* Challenge *
Please transcribe the data that follows without the pictures, keeping every word the same.

* Data shown *
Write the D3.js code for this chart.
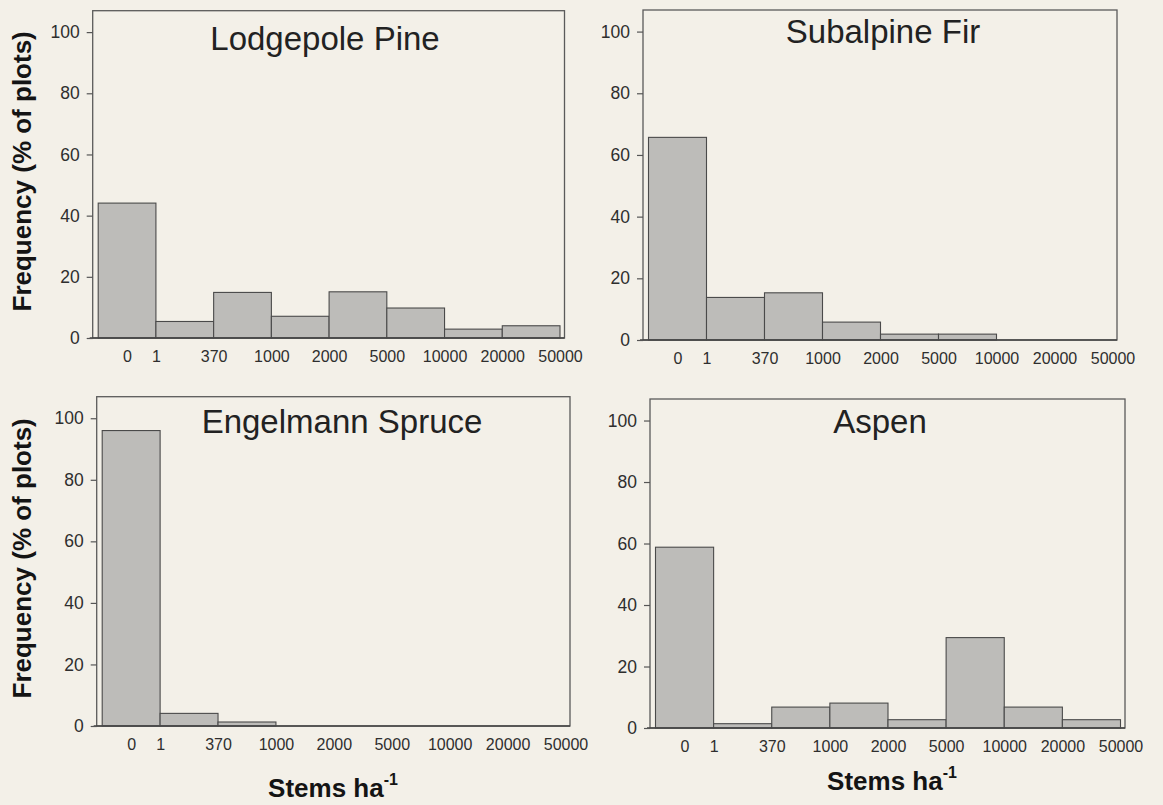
<!DOCTYPE html>
<html>
<head>
<meta charset="utf-8">
<script src="https://cdn.jsdelivr.net/npm/d3@7"></script>
<style>
  html, body { margin: 0; padding: 0; background: #f3f0e8; }
  svg { display: block; }
  text { font-family: "Liberation Sans", Arial, Helvetica, sans-serif; }
</style>
</head>
<body>
<svg id="chart" width="1163" height="805"></svg>
<script>
// ---- data ----
const categories = ["0", "1-370", "370-1000", "1000-2000", "2000-5000", "5000-10000", "10000-20000", "20000-50000"];
const tickLabels = ["0", "1", "370", "1000", "2000", "5000", "10000", "20000", "50000"];
const yTicks = [0, 20, 40, 60, 80, 100];
const lodgepolePine   = [44.1, 5.4, 14.9, 7.1, 15.1, 9.8, 2.9, 4.0];
const subalpineFir    = [65.7, 13.8, 15.3, 5.8, 1.9, 1.9, 0, 0];
const engelmannSpruce = [96.0, 4.1, 1.3, 0, 0, 0, 0, 0];
const aspen           = [58.8, 1.4, 6.8, 8.1, 2.7, 29.4, 6.8, 2.7];
const titles = ["Lodgepole Pine", "Subalpine Fir", "Engelmann Spruce", "Aspen"];
const yTitle = "Frequency (% of plots)";
const xTitle = "Stems ha";
const xTitleSup = "-1";

// ---- layout ----
const panels = [
  { values: lodgepolePine,   title: titles[0], x0: 92.7, x1: 564.5, y0: 10.7,  y1: 338, titleX: 325, titleY: 50,  yLabel: true,  xLabel: false },
  { values: subalpineFir,    title: titles[1], x0: 643,  x1: 1117,  y0: 10,    y1: 340, titleX: 883, titleY: 43,  yLabel: false, xLabel: false },
  { values: engelmannSpruce, title: titles[2], x0: 96.7, x1: 570,   y0: 396.7, y1: 726, titleX: 342, titleY: 433, yLabel: true,  xLabel: true, xLabelX: 333, xLabelY: 797 },
  { values: aspen,           title: titles[3], x0: 650,  x1: 1125,  y0: 399,   y1: 728, titleX: 880, titleY: 433, yLabel: false, xLabel: true, xLabelX: 892, xLabelY: 790 }
];
const yMax = 107;

const svg = d3.select("#chart");
svg.append("rect").attr("width", 1163).attr("height", 805).attr("fill", "#f3f0e8");

panels.forEach(p => {
  const g = svg.append("g");
  const y = d3.scaleLinear().domain([0, yMax]).range([p.y1, p.y0]);
  const xb = d3.scaleLinear().domain([0, categories.length]).range([p.x0 + 5.5, p.x1 - 4.5]);

  // bars
  g.selectAll("rect.bar")
    .data(p.values)
    .join("rect")
    .attr("class", "bar")
    .attr("x", (d, i) => xb(i))
    .attr("width", (d, i) => xb(i + 1) - xb(i))
    .attr("y", d => y(d))
    .attr("height", d => y(0) - y(d))
    .attr("fill", "#bdbcb9")
    .attr("stroke", "#4a4a4a")
    .attr("stroke-width", 1.1);

  // frame
  g.append("rect")
    .attr("x", p.x0).attr("y", p.y0)
    .attr("width", p.x1 - p.x0).attr("height", p.y1 - p.y0)
    .attr("fill", "none").attr("stroke", "#5a5a5a").attr("stroke-width", 1.3);
  // bottom axis line extended slightly left
  g.append("line")
    .attr("x1", p.x0 - 3).attr("x2", p.x1)
    .attr("y1", y(0)).attr("y2", y(0))
    .attr("stroke", "#444").attr("stroke-width", 1.5);

  // y axis
  const yAxis = d3.axisLeft(y).tickValues(yTicks).tickSize(6).tickPadding(7);
  const ya = g.append("g").attr("transform", `translate(${p.x0},0)`).call(yAxis);
  ya.select(".domain").remove();
  ya.selectAll(".tick line").attr("stroke", "#555").attr("stroke-width", 1.2);
  ya.selectAll(".tick text").attr("font-size", 17.5).attr("fill", "#2e2e2e")
    .attr("font-family", '"Liberation Sans", Arial, sans-serif');

  // x axis (labels at bin boundaries, "0" centred on first bin)
  const xPos = tickLabels.map((t, i) => i === 0 ? 0.5 : i);
  const xAxis = d3.axisBottom(xb).tickValues(xPos).tickSize(0).tickPadding(13)
    .tickFormat((d, i) => tickLabels[i]);
  const xa = g.append("g").attr("transform", `translate(0,${y(0)})`).call(xAxis);
  xa.select(".domain").remove();
  xa.selectAll(".tick text").attr("font-size", 16).attr("fill", "#2e2e2e")
    .attr("font-family", '"Liberation Sans", Arial, sans-serif');

  // title
  g.append("text")
    .attr("x", p.titleX).attr("y", p.titleY)
    .attr("text-anchor", "middle")
    .attr("font-size", 33).attr("fill", "#222")
    .text(p.title);

  if (p.yLabel) {
    g.append("text")
      .attr("transform", `translate(31,${(p.y0 + p.y1) / 2 - 3}) rotate(-90)`)
      .attr("text-anchor", "middle")
      .attr("font-size", 26).attr("font-weight", "bold").attr("fill", "#141414")
      .text(yTitle);
  }
  if (p.xLabel) {
    const t = g.append("text")
      .attr("x", p.xLabelX).attr("y", p.xLabelY)
      .attr("text-anchor", "middle")
      .attr("font-size", 26).attr("font-weight", "bold").attr("fill", "#141414");
    t.append("tspan").text(xTitle);
    t.append("tspan").attr("font-size", 16).attr("dy", -12).text(xTitleSup);
  }
});
</script>
</body>
</html>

* The completed task *
Write the D3.js code for this chart.
<!DOCTYPE html>
<html>
<head>
<meta charset="utf-8">
<script src="https://cdn.jsdelivr.net/npm/d3@7"></script>
<style>
  html, body { margin: 0; padding: 0; background: #f3f0e8; }
  svg { display: block; }
  text { font-family: "Liberation Sans", Arial, Helvetica, sans-serif; }
</style>
</head>
<body>
<svg id="chart" width="1163" height="805"></svg>
<script>
// ---- data ----
const categories = ["0", "1-370", "370-1000", "1000-2000", "2000-5000", "5000-10000", "10000-20000", "20000-50000"];
const tickLabels = ["0", "1", "370", "1000", "2000", "5000", "10000", "20000", "50000"];
const yTicks = [0, 20, 40, 60, 80, 100];
const lodgepolePine   = [44.1, 5.4, 14.9, 7.1, 15.1, 9.8, 2.9, 4.0];
const subalpineFir    = [65.7, 13.8, 15.3, 5.8, 1.9, 1.9, 0, 0];
const engelmannSpruce = [96.0, 4.1, 1.3, 0, 0, 0, 0, 0];
const aspen           = [58.8, 1.4, 6.8, 8.1, 2.7, 29.4, 6.8, 2.7];
const titles = ["Lodgepole Pine", "Subalpine Fir", "Engelmann Spruce", "Aspen"];
const yTitle = "Frequency (% of plots)";
const xTitle = "Stems ha";
const xTitleSup = "-1";

// ---- layout ----
const panels = [
  { values: lodgepolePine,   title: titles[0], x0: 92.7, x1: 564.5, y0: 10.7,  y1: 338, titleX: 325, titleY: 50,  yLabel: true,  xLabel: false },
  { values: subalpineFir,    title: titles[1], x0: 643,  x1: 1117,  y0: 10,    y1: 340, titleX: 883, titleY: 43,  yLabel: false, xLabel: false },
  { values: engelmannSpruce, title: titles[2], x0: 96.7, x1: 570,   y0: 396.7, y1: 726, titleX: 342, titleY: 433, yLabel: true,  xLabel: true, xLabelX: 333, xLabelY: 797 },
  { values: aspen,           title: titles[3], x0: 650,  x1: 1125,  y0: 399,   y1: 728, titleX: 880, titleY: 433, yLabel: false, xLabel: true, xLabelX: 892, xLabelY: 790 }
];
const yMax = 107;

const svg = d3.select("#chart");
svg.append("rect").attr("width", 1163).attr("height", 805).attr("fill", "#f3f0e8");

panels.forEach(p => {
  const g = svg.append("g");
  const y = d3.scaleLinear().domain([0, yMax]).range([p.y1, p.y0]);
  const xb = d3.scaleLinear().domain([0, categories.length]).range([p.x0 + 5.5, p.x1 - 4.5]);

  // bars
  g.selectAll("rect.bar")
    .data(p.values)
    .join("rect")
    .attr("class", "bar")
    .attr("x", (d, i) => xb(i))
    .attr("width", (d, i) => xb(i + 1) - xb(i))
    .attr("y", d => y(d))
    .attr("height", d => y(0) - y(d))
    .attr("fill", "#bdbcb9")
    .attr("stroke", "#4a4a4a")
    .attr("stroke-width", 1.1);

  // frame
  g.append("rect")
    .attr("x", p.x0).attr("y", p.y0)
    .attr("width", p.x1 - p.x0).attr("height", p.y1 - p.y0)
    .attr("fill", "none").attr("stroke", "#5a5a5a").attr("stroke-width", 1.3);
  // bottom axis line extended slightly left
  g.append("line")
    .attr("x1", p.x0 - 3).attr("x2", p.x1)
    .attr("y1", y(0)).attr("y2", y(0))
    .attr("stroke", "#444").attr("stroke-width", 1.5);

  // y axis
  const yAxis = d3.axisLeft(y).tickValues(yTicks).tickSize(6).tickPadding(7);
  const ya = g.append("g").attr("transform", `translate(${p.x0},0)`).call(yAxis);
  ya.select(".domain").remove();
  ya.selectAll(".tick line").attr("stroke", "#555").attr("stroke-width", 1.2);
  ya.selectAll(".tick text").attr("font-size", 17.5).attr("fill", "#2e2e2e")
    .attr("font-family", '"Liberation Sans", Arial, sans-serif');

  // x axis (labels at bin boundaries, "0" centred on first bin)
  const xPos = tickLabels.map((t, i) => i === 0 ? 0.5 : i);
  const xAxis = d3.axisBottom(xb).tickValues(xPos).tickSize(0).tickPadding(13)
    .tickFormat((d, i) => tickLabels[i]);
  const xa = g.append("g").attr("transform", `translate(0,${y(0)})`).call(xAxis);
  xa.select(".domain").remove();
  xa.selectAll(".tick text").attr("font-size", 16).attr("fill", "#2e2e2e")
    .attr("font-family", '"Liberation Sans", Arial, sans-serif');

  // title
  g.append("text")
    .attr("x", p.titleX).attr("y", p.titleY)
    .attr("text-anchor", "middle")
    .attr("font-size", 33).attr("fill", "#222")
    .text(p.title);

  if (p.yLabel) {
    g.append("text")
      .attr("transform", `translate(31,${(p.y0 + p.y1) / 2 - 3}) rotate(-90)`)
      .attr("text-anchor", "middle")
      .attr("font-size", 26).attr("font-weight", "bold").attr("fill", "#141414")
      .text(yTitle);
  }
  if (p.xLabel) {
    const t = g.append("text")
      .attr("x", p.xLabelX).attr("y", p.xLabelY)
      .attr("text-anchor", "middle")
      .attr("font-size", 26).attr("font-weight", "bold").attr("fill", "#141414");
    t.append("tspan").text(xTitle);
    t.append("tspan").attr("font-size", 16).attr("dy", -12).text(xTitleSup);
  }
});
</script>
</body>
</html>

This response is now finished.